Given exercise | Return every line of the data below that includes the string "this".
──────── Information given ────────
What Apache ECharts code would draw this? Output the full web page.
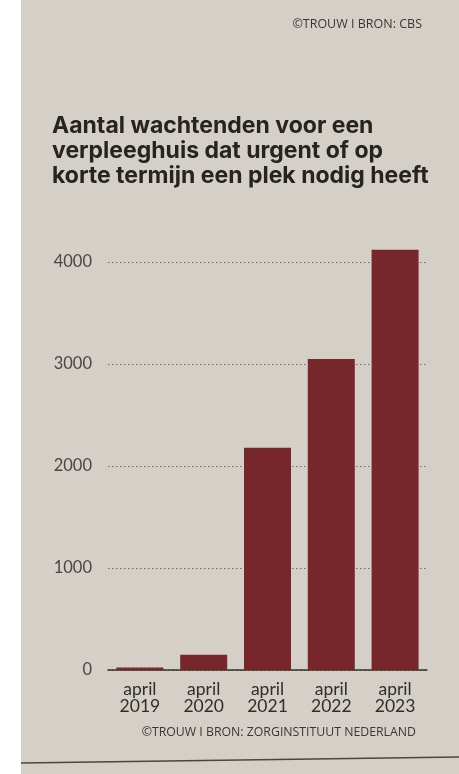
<!DOCTYPE html>
<html>
<head>
<meta charset="utf-8">
<script src="https://cdn.jsdelivr.net/npm/echarts@6/dist/echarts.min.js"></script>
<style>
  html, body { margin: 0; padding: 0; background: #ffffff; }
  #chart { width: 459px; height: 774px; }
</style>
</head>
<body>
<div id="chart"></div>
<script>
// Wachtenden voor een verpleeghuis (urgent of korte termijn), stand per april
const categories = ['april\n2019', 'april\n2020', 'april\n2021', 'april\n2022', 'april\n2023'];
const waiting = [25, 150, 2180, 3050, 4120];
const yTicks = [0, 1000, 2000, 3000, 4000];

const titleText = 'Aantal wachtenden voor een\nverpleeghuis dat urgent of op\nkorte termijn een plek nodig heeft';
const sourceTop = '©TROUW I BRON: CBS';
const sourceBottom = '©TROUW I BRON: ZORGINSTITUUT NEDERLAND';

const paper = '#d4cfc7';
const ink = '#262321';
const barColor = '#772729';

const chart = echarts.init(document.getElementById('chart'), null, { renderer: 'canvas' });

chart.setOption({
  backgroundColor: '#ffffff',
  animation: false,
  graphic: [
    { type: 'rect', z: -10, silent: true,
      shape: { x: 21, y: 0, width: 438, height: 774 },
      style: { fill: paper } },
    { type: 'line', z: 5, silent: true,
      shape: { x1: 21, y1: 763, x2: 459, y2: 757 },
      style: { stroke: '#4a4540', lineWidth: 1.5 } },
    { type: 'text', z: 5, silent: true, right: 37, top: 18,
      style: { text: sourceTop, fill: '#3a3634', font: '500 12.5px "Open Sans", sans-serif' } },
    { type: 'text', z: 5, silent: true, right: 43, top: 726,
      style: { text: sourceBottom, fill: '#3a3634', font: '500 12.3px "Open Sans", sans-serif' } }
  ],
  title: {
    text: titleText,
    left: 47,
    top: 109,
    textStyle: {
      fontFamily: 'Inter, sans-serif',
      fontWeight: 'bold',
      fontSize: 23,
      lineHeight: 25,
      color: ink
    }
  },
  grid: { left: 108, right: 32, top: 262, bottom: 104, containLabel: false },
  xAxis: {
    type: 'category',
    data: categories,
    axisLine: { show: true, lineStyle: { color: '#353230', width: 1.5 } },
    axisTick: { show: false },
    axisLabel: {
      margin: 11,
      fontFamily: 'Lato, sans-serif',
      fontSize: 17.5,
      lineHeight: 17,
      color: '#302d2b'
    }
  },
  yAxis: {
    type: 'value',
    min: 0,
    max: 4000,
    interval: 1000,
    axisLine: { show: false },
    axisTick: { show: false },
    axisLabel: {
      margin: 16,
      fontFamily: 'Lato, sans-serif',
      fontSize: 16.5,
      color: '#4a4644',
      customValues: yTicks,
      formatter: (v) => String(v)
    },
    splitLine: {
      show: true,
      lineStyle: { color: '#6f6963', type: [1.5, 2.5], width: 1.2 }
    }
  },
  series: [{
    type: 'bar',
    data: waiting,
    barWidth: 47,
    clip: false,
    itemStyle: { color: barColor }
  }]
});
</script>
</body>
</html>
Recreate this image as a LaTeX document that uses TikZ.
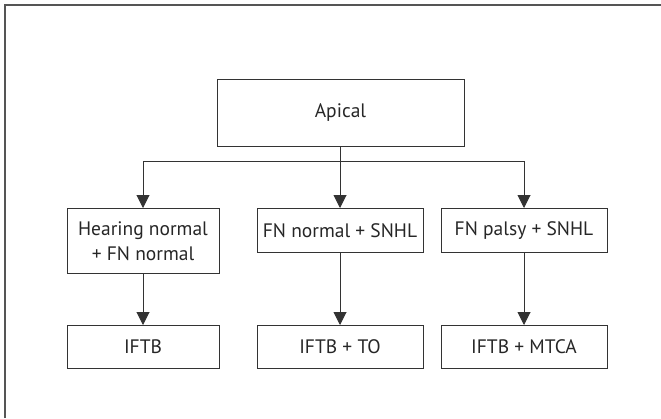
\documentclass[tikz,border=0pt]{standalone}
\usepackage{fontspec}
\setsansfont{PT Sans}
\usetikzlibrary{arrows.meta}
\definecolor{linegray}{HTML}{333333}
\definecolor{framegray}{HTML}{555555}

\begin{document}
\begin{tikzpicture}[x=1pt, y=-1pt,
    box/.style={draw=linegray, line width=1pt, rectangle, anchor=north, align=center,
        font=\sffamily\fontsize{19.5}{25}\selectfont, text=black!85, inner sep=0pt},
    link/.style={draw=linegray, line width=1pt},
    arrow/.style={link, -{Triangle[width=13pt,length=13pt]}}]
            \useasboundingbox (0,0) rectangle (661,418);
            \draw[framegray, line width=1.6pt] (5,418) -- (5,5) -- (661,5);

            \node[box, minimum width=247pt, minimum height=67pt] (apical) at (340.5,79) {Apical};
            \node[box, minimum width=152pt, minimum height=65pt] (hearing) at (143,208) {Hearing normal\\+ FN normal};
            \node[box, minimum width=166pt, minimum height=44pt] (fnnormal) at (340,208) {FN normal + SNHL};
            \node[box, minimum width=166pt, minimum height=44pt] (fnpalsy) at (524,208) {FN palsy + SNHL};
            \node[box, minimum width=152pt, minimum height=43pt] (iftb) at (143,325) {IFTB};
            \node[box, minimum width=166pt, minimum height=43pt] (iftbto) at (340,325) {IFTB + TO};
            \node[box, minimum width=166pt, minimum height=43pt] (iftbmtca) at (524,325) {IFTB + MTCA};

            \coordinate (split) at (340,161);
            \draw[link] (apical.south) -- (apical.south |- split);
            \draw[link] (split -| hearing.north) -- (split -| fnpalsy.north);
            \draw[arrow] (split -| hearing.north) -- (hearing.north);
            \draw[arrow] (split -| fnnormal.north) -- (fnnormal.north);
            \draw[arrow] (split -| fnpalsy.north) -- (fnpalsy.north);

            \draw[arrow] (hearing) -- (iftb);
            \draw[arrow] (fnnormal) -- (iftbto);
            \draw[arrow] (fnpalsy) -- (iftbmtca);
        \end{tikzpicture}
\end{document}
────────
Task response |
What Apache ECharts code would draw this? Output the full web page.
Recreate this image as a LaTeX document that uses TikZ.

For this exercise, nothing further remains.